Slowly, and a lot thanks to Buddhism, thinking about death became a way for me to let go of anxiety and more freely live my life. I have a few more examples of how conceptual death worked its way into my construction of meaning. Senior year of high school, I gave a ten-minute talk on what I thought the meaning of life was (this was an English class assignment). A direct quote from that talk:
"Sometimes, I unironically remind myself that we could die at any moment. I don't remind myself of that as an excuse to live life recklessly, but more to bring myself back to the present and out of the constant plan-making that goes on in my mind."
Sophomore year of college, my poetry teacher jokingly reprimanded me for thinking too much about death. Four months later, I blatantly ignored her reprimands. I got my first tattoo, an image on my wrist of my favorite bird that has a memento mori double meaning I don't usually explain to people I don't know super well in case they don't want to hear about death.

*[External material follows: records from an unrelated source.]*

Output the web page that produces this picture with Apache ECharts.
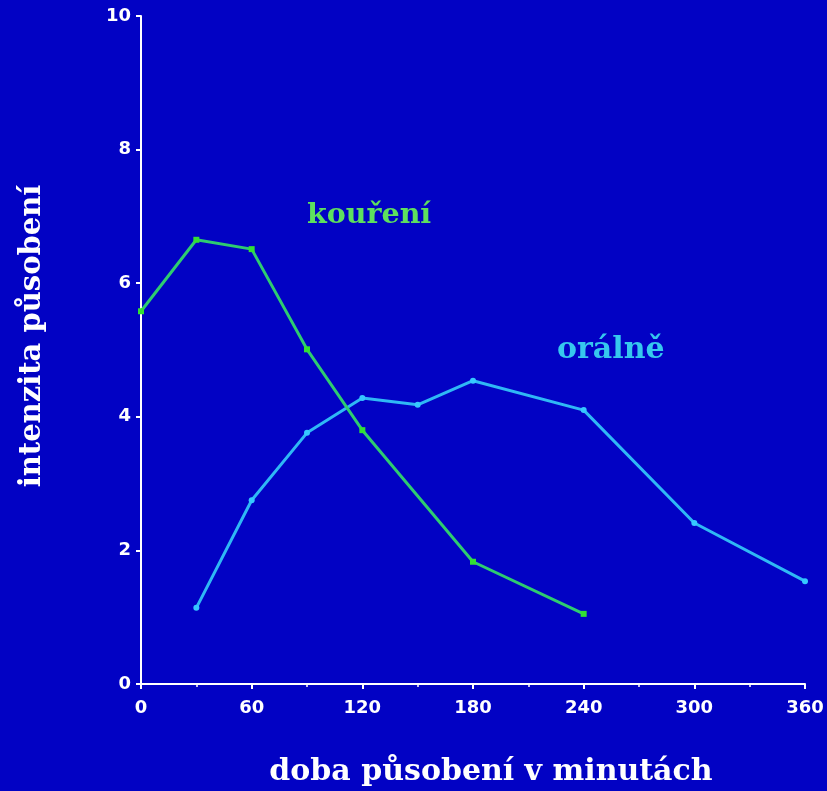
<!DOCTYPE html>
<html lang="cs">
<head>
    <meta charset="utf-8"/>
    <script src="https://cdn.jsdelivr.net/npm/echarts@6.0.0/dist/echarts.min.js"></script>
    <title></title>
    <style>
        html, body { margin: 0; padding: 0; background: #0202c4; }
        #main { width: 827px; height: 791px; }
    </style>
</head>
<body>
<div id="main"></div>
<script type="text/javascript">

    // kouření (smoking)
    var smokeMinutes = [0, 30, 60, 90, 120, 180, 240];
    var smokeValues = [5.58, 6.65, 6.51, 5.01, 3.80, 1.83, 1.05];

    // orálně (oral)
    var oralMinutes = [30, 60, 90, 120, 150, 180, 240, 300, 360];
    var oralValues = [1.14, 2.75, 3.76, 4.28, 4.18, 4.54, 4.10, 2.41, 1.54];

    var xTitle = 'doba působení v minutách';
    var yTitle = 'intenzita působení';

    function pairs(xs, ys) {
        return xs.map(function (x, i) { return [x, ys[i]]; });
    }

    var myChart = echarts.init(document.getElementById('main'));

    var tickLabel = {
        color: '#ffffff',
        fontFamily: 'DejaVu Sans',
        fontWeight: 'bold',
        fontSize: 18
    };

    var titleStyle = {
        color: '#ffffff',
        fontFamily: 'DejaVu Serif',
        fontWeight: 'bold'
    };

    option = {
        backgroundColor: '#0202c4',
        animation: false,
        grid: {
            left: 141,
            right: 22,
            top: 16,
            bottom: 107,
            containLabel: false,
            outerBoundsMode: 'none'
        },
        xAxis: {
            type: 'value',
            min: 0,
            max: 360,
            interval: 60,
            axisLine: { lineStyle: { color: '#ffffff', width: 2 } },
            axisTick: { length: 5, lineStyle: { color: '#ffffff', width: 2 } },
            minorTick: { show: true, splitNumber: 2, length: 3, lineStyle: { color: '#ffffff', width: 1.5 } },
            splitLine: { show: false },
            axisLabel: Object.assign({ margin: 15 }, tickLabel),
            name: xTitle,
            nameLocation: 'middle',
            nameGap: 73,
            nameTextStyle: Object.assign({ padding: [0, 0, 0, 36], fontSize: 30 }, titleStyle)
        },
        yAxis: {
            type: 'value',
            min: 0,
            max: 10,
            interval: 2,
            axisLine: { show: true, lineStyle: { color: '#ffffff', width: 2 } },
            axisTick: { show: true, length: 5, lineStyle: { color: '#ffffff', width: 2 } },
            splitLine: { show: false },
            axisLabel: Object.assign({ margin: 10 }, tickLabel),
            name: yTitle,
            nameLocation: 'middle',
            nameGap: 94,
            nameTextStyle: Object.assign({ padding: [0, 0, 0, 28], fontSize: 29 }, titleStyle)
        },
        graphic: [
            {
                type: 'text',
                left: 307,
                top: 201,
                style: {
                    text: 'kouření',
                    fill: '#5ee05e',
                    font: 'bold 28.5px "DejaVu Serif"'
                }
            },
            {
                type: 'text',
                left: 557,
                top: 335,
                style: {
                    text: 'orálně',
                    fill: '#36c8ee',
                    font: 'bold 30px "DejaVu Serif"'
                }
            }
        ],
        series: [
            {
                name: 'orálně',
                type: 'line',
                data: pairs(oralMinutes, oralValues),
                symbol: 'circle',
                symbolSize: 6,
                lineStyle: { color: '#2fb8f5', width: 3 },
                itemStyle: { color: '#36c8ff' }
            },
            {
                name: 'kouření',
                type: 'line',
                data: pairs(smokeMinutes, smokeValues),
                symbol: 'rect',
                symbolSize: 6,
                lineStyle: { color: '#2ecc70', width: 3 },
                itemStyle: { color: '#33e033' }
            }
        ]
    };
    myChart.setOption(option);

</script>
</body>
</html>
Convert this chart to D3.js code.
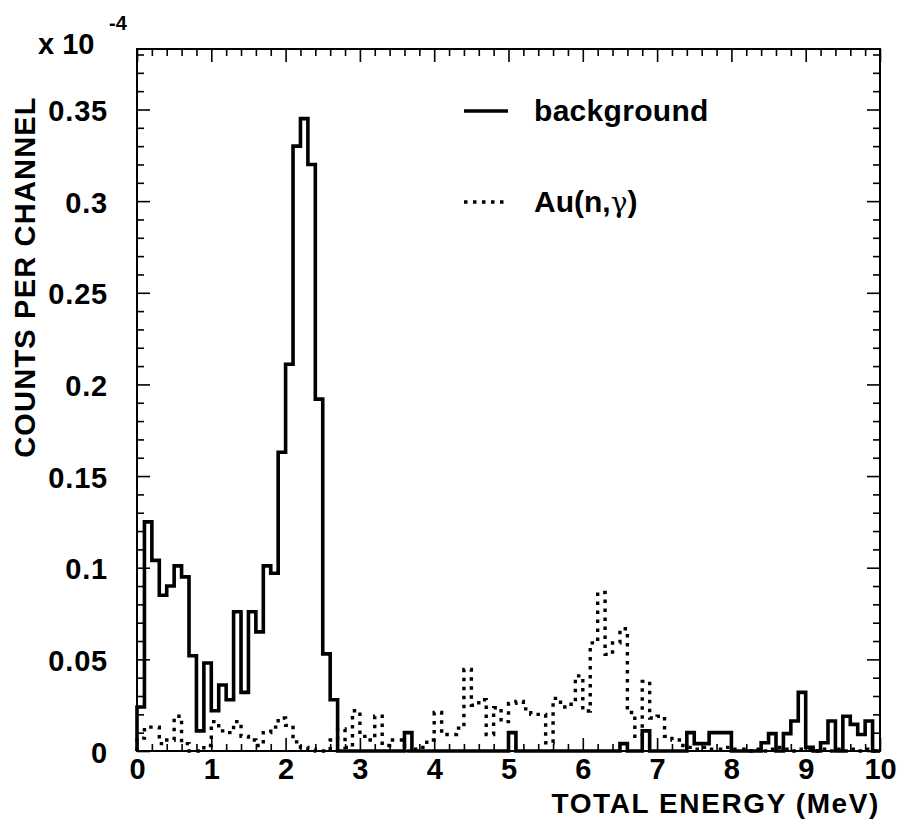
<!DOCTYPE html>
<html>
<head>
<meta charset="utf-8">
<script src="https://cdn.jsdelivr.net/npm/d3@7"></script>
<style>
  html, body { margin: 0; padding: 0; background: #fff; }
  svg { display: block; }
  text { font-family: "Liberation Sans", Arial, Helvetica, sans-serif; font-weight: bold; fill: #000; }
</style>
</head>
<body>
<svg id="chart" width="900" height="819"></svg>
<script>
// ---------- data ----------
const binLowEdges = d3.range(0, 100).map(i => i / 10);   // 0.1 MeV channels, 0 .. 10 MeV
const binWidth = 0.1;

const background = [
  0.024, 0.125, 0.104, 0.085, 0.090, 0.101, 0.095, 0.052, 0.011, 0.048,
  0.022, 0.036, 0.028, 0.076, 0.032, 0.076, 0.065, 0.101, 0.097, 0.163,
  0.211, 0.330, 0.345, 0.320, 0.192, 0.053, 0.028, 0.000, 0.000, 0.000,
  0.000, 0.000, 0.000, 0.000, 0.000, 0.000, 0.010, 0.000, 0.000, 0.000,
  0.000, 0.000, 0.000, 0.000, 0.000, 0.000, 0.000, 0.000, 0.000, 0.000,
  0.010, 0.000, 0.000, 0.000, 0.000, 0.000, 0.000, 0.000, 0.000, 0.000,
  0.000, 0.000, 0.000, 0.000, 0.000, 0.004, 0.000, 0.000, 0.011, 0.000,
  0.000, 0.000, 0.000, 0.000, 0.010, 0.004, 0.004, 0.010, 0.010, 0.010,
  0.000, 0.000, 0.000, 0.000, 0.0045, 0.0095, 0.000, 0.0095, 0.0164, 0.032,
  0.002, 0.000, 0.0045, 0.0164, 0.000, 0.019, 0.0145, 0.009, 0.0164, 0.000
];

const auNGamma = [
  0.007, 0.013, 0.013, 0.004, 0.006, 0.019, 0.004, 0.000, 0.000, 0.003,
  0.016, 0.011, 0.010, 0.016, 0.008, 0.006, 0.003, 0.010, 0.013, 0.018,
  0.014, 0.005, 0.002, 0.001, 0.000, 0.000, 0.006, 0.012, 0.002, 0.022,
  0.008, 0.006, 0.019, 0.003, 0.006, 0.006, 0.000, 0.001, 0.002, 0.006,
  0.021, 0.009, 0.009, 0.0125, 0.0445, 0.025, 0.028, 0.009, 0.0236, 0.016,
  0.026, 0.027, 0.023, 0.020, 0.020, 0.0045, 0.0287, 0.024, 0.0255, 0.041,
  0.0218, 0.059, 0.0865, 0.0527, 0.059, 0.0667, 0.021, 0.008, 0.038, 0.018,
  0.019, 0.008, 0.006, 0.003, 0.002, 0.001, 0.002, 0.001, 0.001, 0.002,
  0.001, 0.001, 0.000, 0.001, 0.000, 0.001, 0.002, 0.001, 0.000, 0.001,
  0.001, 0.000, 0.001, 0.000, 0.001, 0.000, 0.001, 0.000, 0.001, 0.000
];

const xMajorTicks = [0, 1, 2, 3, 4, 5, 6, 7, 8, 9, 10];
const xTickLabels = ["0", "1", "2", "3", "4", "5", "6", "7", "8", "9", "10"];
const yMajorTicks = [0, 0.05, 0.1, 0.15, 0.2, 0.25, 0.3, 0.35];
const yTickLabels = ["0", "0.05", "0.1", "0.15", "0.2", "0.25", "0.3", "0.35"];
const xDomain = [0, 10];
const yDomain = [0, 0.383];

const seriesNames = ["background", "Au(n,", "\u03b3", ")"];
const xTitle = "TOTAL ENERGY (MeV)";
const yTitle = "COUNTS PER CHANNEL";

// ---------- layout ----------
const L = 137, R = 880, T = 49, B = 751;
const svg = d3.select("#chart");
const x = d3.scaleLinear().domain(xDomain).range([L, R]);
const y = d3.scaleLinear().domain(yDomain).range([B, T]);

const xMinor = d3.range(0, 50).map(i => i * 0.2).filter(v => !xMajorTicks.some(m => Math.abs(m - v) < 1e-9));
const yMinor = d3.range(0, 39).map(i => i * 0.01).filter(v => v <= yDomain[1] && !yMajorTicks.some(m => Math.abs(m - v) < 1e-9));

function styleAxis(g) {
  g.select(".domain").remove();
  g.selectAll(".tick line").attr("stroke", "#000").attr("stroke-width", 1.6);
}

// minor ticks (all four sides)
svg.append("g").attr("transform", `translate(${L},0)`)
  .call(d3.axisLeft(y).tickValues(yMinor).tickSize(-7).tickFormat(""))
  .call(styleAxis);
svg.append("g").attr("transform", `translate(${R},0)`)
  .call(d3.axisRight(y).tickValues(yMinor).tickSize(-7).tickFormat(""))
  .call(styleAxis);
svg.append("g").attr("transform", `translate(0,${B})`)
  .call(d3.axisBottom(x).tickValues(xMinor).tickSize(-7).tickFormat(""))
  .call(styleAxis);
svg.append("g").attr("transform", `translate(0,${T})`)
  .call(d3.axisTop(x).tickValues(xMinor).tickSize(-7).tickFormat(""))
  .call(styleAxis);

// major ticks with labels
const yAxisG = svg.append("g").attr("transform", `translate(${L},0)`)
  .call(d3.axisLeft(y).tickValues(yMajorTicks).tickSize(-13).tickPadding(29)
    .tickFormat((d, i) => yTickLabels[i]))
  .call(styleAxis);
yAxisG.selectAll(".tick text").attr("font-size", 29).attr("dy", "0.38em")
  .attr("letter-spacing", 0.8)
  .attr("font-family", '"Liberation Sans", Arial, sans-serif').attr("font-weight", "bold");

svg.append("g").attr("transform", `translate(${R},0)`)
  .call(d3.axisRight(y).tickValues(yMajorTicks).tickSize(-13).tickFormat(""))
  .call(styleAxis);

const xAxisG = svg.append("g").attr("transform", `translate(0,${B})`)
  .call(d3.axisBottom(x).tickValues(xMajorTicks).tickSize(-13).tickPadding(7)
    .tickFormat((d, i) => xTickLabels[i]))
  .call(styleAxis);
xAxisG.selectAll(".tick text").attr("font-size", 29)
  .attr("font-family", '"Liberation Sans", Arial, sans-serif').attr("font-weight", "bold");

svg.append("g").attr("transform", `translate(0,${T})`)
  .call(d3.axisTop(x).tickValues(xMajorTicks).tickSize(-13).tickFormat(""))
  .call(styleAxis);

// ---------- histograms ----------
function stepPoints(values) {
  const pts = [[xDomain[0], 0]];
  values.forEach((v, i) => {
    pts.push([binLowEdges[i], v]);
    pts.push([binLowEdges[i] + binWidth, v]);
  });
  pts.push([xDomain[1], 0]);
  return pts;
}
const line = d3.line().x(d => x(d[0])).y(d => y(d[1]));

svg.append("path")
  .attr("d", line(stepPoints(auNGamma)))
  .attr("fill", "none").attr("stroke", "#000").attr("stroke-width", 3.4)
  .attr("stroke-dasharray", "3.5 5.5").attr("stroke-linejoin", "miter");

svg.append("path")
  .attr("d", line(stepPoints(background)))
  .attr("fill", "none").attr("stroke", "#000").attr("stroke-width", 3.6)
  .attr("stroke-linejoin", "miter");

// frame
svg.append("rect").attr("x", L).attr("y", T).attr("width", R - L).attr("height", B - T)
  .attr("fill", "none").attr("stroke", "#000").attr("stroke-width", 2);

// ---------- legend ----------
svg.append("line").attr("x1", 464).attr("x2", 508).attr("y1", 111).attr("y2", 111)
  .attr("stroke", "#000").attr("stroke-width", 3.6);
svg.append("text").attr("x", 534).attr("y", 121).attr("font-size", 30).attr("letter-spacing", 0.3)
  .text(seriesNames[0]);

svg.append("line").attr("x1", 464).attr("x2", 508).attr("y1", 202).attr("y2", 202)
  .attr("stroke", "#000").attr("stroke-width", 3.6).attr("stroke-dasharray", "3.5 5.5");
const auText = svg.append("text").attr("x", 534).attr("y", 212).attr("font-size", 30);
auText.append("tspan").text(seriesNames[1]);
auText.append("tspan").attr("font-family", '"DejaVu Serif", serif').attr("font-weight", "normal")
  .attr("font-size", 28).text(seriesNames[2]);
auText.append("tspan").text(seriesNames[3]);

// ---------- titles ----------
svg.append("text").attr("x", 880).attr("y", 813).attr("text-anchor", "end")
  .attr("font-size", 28).attr("letter-spacing", 1.6).text(xTitle);

svg.append("text").attr("transform", "translate(35,277) rotate(-90)")
  .attr("text-anchor", "middle").attr("font-size", 29).attr("letter-spacing", 1.2).text(yTitle);

// exponent label
svg.append("text").attr("x", 38).attr("y", 54).attr("font-size", 29).text("x 10");
svg.append("text").attr("x", 109).attr("y", 30).attr("font-size", 20).text("-4");
</script>
</body>
</html>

Then junior year, Lauren's death. Death thoughts now are far from casual "remember you're gonna die" thoughts in my head previously more used to tone down my worrying. Death became a known and felt experience, unbelievably strong in its power to change everything about who I thought I was and could be.
What I used to think would happen after the death of a loved one was a kind of overpass collapse, a folding in on oneself. That did happen for a while and still does at unpredictable moments. But what I am beginning to feel, with time, is the opposite. I feel myself opening to new ways of being as the structures of meaning and childhood routines that once guided my life have shattered and fallen into meaninglessness.
The things I worried about before seem small; the things people said that used to upset me have lost their burn. My retail therapy consists of buying things I used to think I'd never wear. My interactions with strangers grow longer and more open; I am continuing to learn how in this life, I'd rather share and give than keep to myself.

Maybe this will be a death blog. But so is life? Life is a death blog. It catalogues death everywhere; once you start seeing it, it's impossible to unsee. Until recently, I didn't really see it. My anxiety as a kid and a young adult was a form of denial, an attempt to think my way out of death and anticipate it so I'd be more ready. I now do not believe ready ever comes.
If I can say I'm grateful for anything about the last month, it is for what I've learned about the universality of pain. Yesterday, I received an amber alert on my phone about a missing person, and I felt everything all over again, the stomach drop and the ripping pain of disappearance, mind jumping to all the worst case scenarios.
Even though I don't know this person or their family, I see being able to feel even a fraction of what they feel as a blessing. I aspire to have this help me engage with the pain of others more directly and less fearfully, instead of distancing myself from it through the pointless spirals in my head about when it might happen to me.
Pain devastates. But it also transforms. My childhood fears look sillier than ever now. Not because the fears are invalid or irrational, but because fear and worry do nothing to prevent loss. Tuning in to the universality of loss to connect with and relate to others is a skill that Buddhism teaches—a skill that was impossible to truly cultivate while spending so much mental energy casting spells at bedtime to protect myself.